Dynamical Behavior of Chua's Circuit With Lossless Transmission Line

Abstract

Recently, by replacing the parallel LC “resonator” in Chua's circuit with a lossless transmission line that is terminated by a short circuit, a nonlinear transmission line oscillator is proposed and is named as a “time-delayed Chua's circuit.” In a transmission line oscillator, a linear wave travels along a piece of the transmission line and interacts with terminating electrical components, i.e., a boundary-value problem for a hyperbolic partial differential equation with boundary conditions. Furthermore, a fixed time delay arises due to the propagation time through the transmission line. Delay-induced dynamics are particularly important in technologies where high-speed computers must take into account transmission line effects including propagation delay to prevent undesirable self-oscillations. In this paper, the equation describing Chua's circuit with a lossless transmission line is reduced to a differential-difference equation with one delay (i.e., neutral-type differential equation).

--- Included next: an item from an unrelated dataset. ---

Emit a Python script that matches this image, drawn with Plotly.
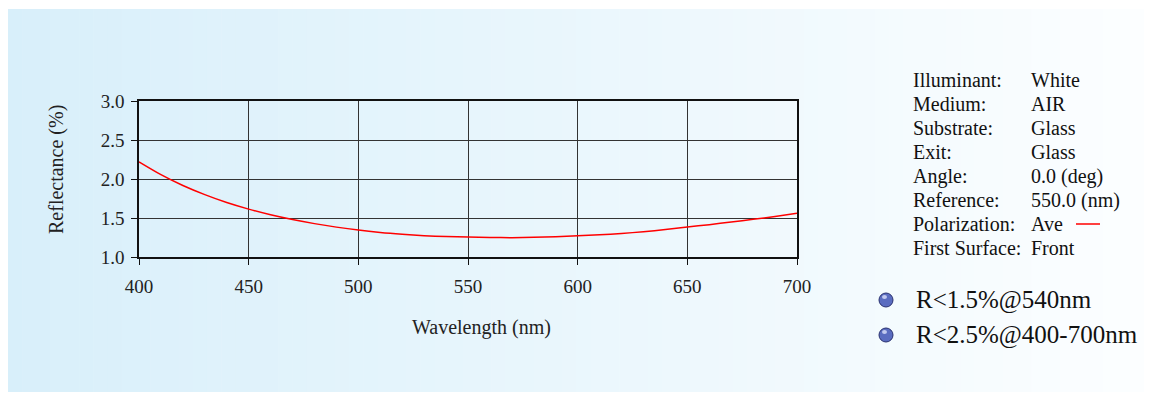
import plotly.graph_objects as go

# ---- data ----
wavelength = [400, 410, 420, 430, 440, 450, 460, 470, 480, 490, 500, 510, 520, 530, 540,
              550, 560, 570, 580, 590, 600, 610, 620, 630, 640, 650, 660, 670, 680, 690, 700]
reflectance = [2.22, 2.056, 1.917, 1.80, 1.699, 1.614, 1.541, 1.48, 1.428, 1.383, 1.345, 1.315,
               1.292, 1.274, 1.262, 1.255, 1.250, 1.248, 1.252, 1.260, 1.272, 1.285, 1.302,
               1.324, 1.352, 1.384, 1.415, 1.448, 1.483, 1.52, 1.56]
x_ticks = [400, 450, 500, 550, 600, 650, 700]
y_ticks = [1.0, 1.5, 2.0, 2.5, 3.0]
x_title = "Wavelength (nm)"
y_title = "Reflectance (%)"
info_labels = ["Illuminant:", "Medium:", "Substrate:", "Exit:", "Angle:", "Reference:",
               "Polarization:", "First Surface:"]
info_values = ["White", "AIR", "Glass", "Glass", "0.0 (deg)", "550.0 (nm)", "Ave", "Front"]
bullet_texts = ["R&lt;1.5%@540nm", "R&lt;2.5%@400-700nm"]

W, H = 1152, 394
OFF = 8  # page offset of the figure (body margin)
L, R, T, B = 139, 797, 101, 257  # plot area in page pixels
FONT = "Liberation Serif"

def px(x):
    return (x - L) / (R - L)

def py(y):
    return (B - y) / (B - T)

fig = go.Figure()
fig.add_trace(go.Scatter(x=wavelength, y=reflectance, mode="lines",
                         line=dict(color="#ff0000", width=1.5, shape="spline", smoothing=0.8),
                         showlegend=False, hoverinfo="skip"))

shapes = []
# gradient background panel
n = 80
x0p, x1p = 8, 1145
c0 = (216, 239, 250)
c1 = (252, 254, 255)
for i in range(n):
    a = x0p + (x1p - x0p) * i / n
    b = x0p + (x1p - x0p) * (i + 1) / n + 0.6
    t = (i + 0.5) / n
    col = tuple(round(c0[k] + (c1[k] - c0[k]) * t) for k in range(3))
    shapes.append(dict(type="rect", xref="paper", yref="paper", layer="below",
                       x0=px(a), x1=px(min(b, x1p)), y0=py(392), y1=py(9),
                       line=dict(width=0), fillcolor="rgb(%d,%d,%d)" % col))
# legend line sample
shapes.append(dict(type="line", xref="paper", yref="paper", x0=px(1076), x1=px(1100),
                   y0=py(224), y1=py(224), line=dict(color="#ff0000", width=1.5)))
# bullets
for yy in [300, 335]:
    shapes.append(dict(type="circle", xref="paper", yref="paper",
                       x0=px(879), x1=px(893), y0=py(yy + 7), y1=py(yy - 7),
                       fillcolor="#5a6cc0", line=dict(color="#2a3170", width=1)))
    shapes.append(dict(type="circle", xref="paper", yref="paper",
                       x0=px(882), x1=px(887), y0=py(yy - 1), y1=py(yy - 5),
                       fillcolor="rgba(220,225,250,0.8)", line=dict(width=0)))

annotations = []
for i, (lab, val) in enumerate(zip(info_labels, info_values)):
    yy = 80 + 24 * i
    annotations.append(dict(text=lab, x=px(911), y=py(yy), xref="paper", yref="paper",
                            xanchor="left", yanchor="middle", showarrow=False,
                            font=dict(family=FONT, size=20, color="#111")))
    annotations.append(dict(text=val, x=px(1029), y=py(yy), xref="paper", yref="paper",
                            xanchor="left", yanchor="middle", showarrow=False,
                            font=dict(family=FONT, size=20, color="#111")))
for i, t in enumerate(bullet_texts):
    yy = 300 + 35 * i
    annotations.append(dict(text=t, x=px(914), y=py(yy), xref="paper", yref="paper",
                            xanchor="left", yanchor="middle", showarrow=False,
                            font=dict(family=FONT, size=25, color="#111")))
# axis titles
annotations.append(dict(text=x_title, x=px(481), y=py(327), xref="paper", yref="paper",
                        xanchor="center", yanchor="middle", showarrow=False,
                        font=dict(family=FONT, size=20, color="#222")))
annotations.append(dict(text=y_title, x=px(56), y=py(170), xref="paper", yref="paper",
                        xanchor="center", yanchor="middle", showarrow=False, textangle=-90,
                        font=dict(family=FONT, size=20, color="#222")))

fig.update_layout(
    width=W, height=H,
    margin=dict(l=L - OFF, r=W + OFF - R, t=T - OFF, b=H + OFF - B, pad=0),
    paper_bgcolor="white", plot_bgcolor="rgba(0,0,0,0)",
    shapes=shapes, annotations=annotations,
    xaxis=dict(range=[400, 700], tickvals=x_ticks, ticktext=[str(v) for v in x_ticks],
               showgrid=True, gridcolor="#333", gridwidth=1,
               showline=True, linecolor="#111", linewidth=1.5, mirror=True,
               ticks="outside", ticklen=6, tickcolor="#111", ticklabelstandoff=5,
               tickfont=dict(family=FONT, size=19, color="#222"),
               zeroline=False),
    yaxis=dict(range=[1.0, 3.0], tickvals=y_ticks, ticktext=["%.1f" % v for v in y_ticks],
               showgrid=True, gridcolor="#333", gridwidth=1,
               showline=True, linecolor="#111", linewidth=1.5, mirror=True,
               ticks="outside", ticklen=6, tickcolor="#111", ticklabelstandoff=3,
               tickfont=dict(family=FONT, size=19, color="#222"),
               zeroline=False),
)

fig.write_html("out.html")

By using suitable Lyapunov functionals, we reduce the problem of stability and uniform ultimate boundedness to a scalar ordinary differential inequality. Soon afterwards, we derive conditions for global exponential stability of an equilibrium point. The oscillation of small amplitude in the system are studied by perturbation theory, and a general approach is presented for equations of this type for finding the expansion of the oscillation to any order in terms of the coefficient of the fundamental frequency. The frequency-amplitude relations are derived to second order. Finally, we also give some numerical examples to verify the correctness of our analytic results by computer simulations.